The power grid company can analyze these records with queries that include aggregate functions to perform the following tasks:

Establish usage patterns.
Detect fraud.
Measure correlation to external events such as weather patterns or pricing changes.

To optimize query response time, you can create an aggregate projection, which stores the data is stored after it is aggregated.

Aggregate projections

Vertica provides several types of projections for storing data that is returned from aggregate functions or expressions:

Live aggregate projection: Projection that contains columns with values that are aggregated from columns in its anchor table. You can also define live aggregate projections that include user-defined transform functions.
Top-K projection: Type of live aggregate projection that returns the top k rows from a partition of selected rows. Create a Top-K projection that satisfies the criteria for a Top-K query.
Projection that pre-aggregates UDTF results: Live aggregate projection that invokes user-defined transform functions (UDTFs).
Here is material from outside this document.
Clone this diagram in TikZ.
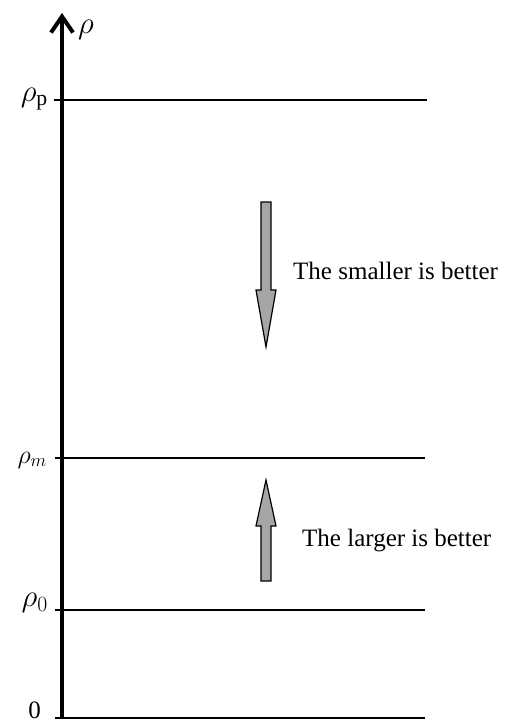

To minimize overhead when you query those projections of this type, Vertica processes the UDTF functions in the background and stores their results on disk.
Projection that contains expressions: Projection with columns whose values are calculated from anchor table columns.

Recommended use

Aggregate projections are most useful for queries against large sets of data.
For optimal query performance, the size of LAP projections should be a small subset of the anchor table—ideally, between 1 and 10 percent of the anchor table, or smaller, if possible.

Restrictions

MERGE operations must be optimized if they are performed on target tables that have live aggregate projections.
You cannot update or delete data in temporary tables with live aggregate projections.

Requirements

In the event of manual recovery from an unclean database shutdown, live aggregate projections might require some time to refresh.